This week I'm at the MERIT program at the Krause Center for Innovation at Foothill College, helping to lead 50 teachers through one of the best PD experiences. Yesterday, Lisa Highfill came and shared with us about the power of video. Lisa is the one who got me started with video, and I always love learning from her.
Yesterday inspired a new playlist and lesson idea for me:
Small Ideas, Big Change
If we think about it, some of the smallest ideas are those that spread the most happiness or change the most lives. For example, Lisa shared this video about the power of "eyebombing":
Small Idea, Big Change. Even though these people just added some eyes to some objects, it made all the difference.
As I work with middle schoolers, I find that they often feel like they can't make a difference because they don't have the finances or because they can't drive or because adults don't want to learn from them. This is one of the main reasons I love the idea of amplifying student voices. Kids have some of the best ideas. I want to empower them to use those ideas, no matter how small.
Or look at this video about the "Inglorious Fruits & Vegetables":
Small Idea, Big Change. So cool, huh? Come to find out, there's actually a Bay Area CSA that does this same thing: Imperfect Fruits. I just signed up for it, and I can't wait to see my ugly fruits & veggies! (Mention my name if you sign up; we'll both get a discount!)

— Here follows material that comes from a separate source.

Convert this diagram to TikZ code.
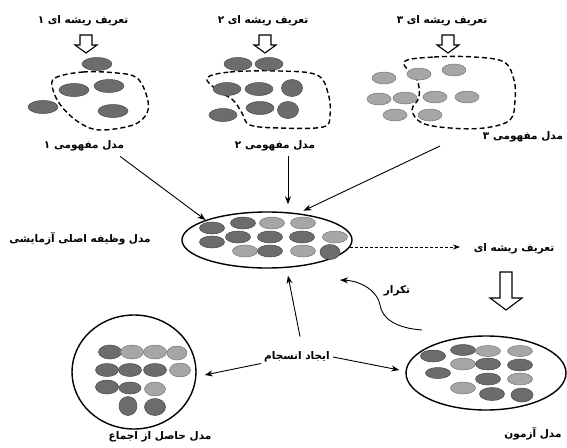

Now I've been thinking about how I might use this with students. I think this Small Ideas, Big Change would be an awesome project to do with my students. Maybe I'll make it as a design thinking project after analyzing The Hunger Games as a dystopian novel. Or maybe I'll just make it its own thing.
What videos would you add to the playlist? What novels or articles would you pair with it? How might we continue to empower students to use their ideas, no matter how small, to create big change in the world?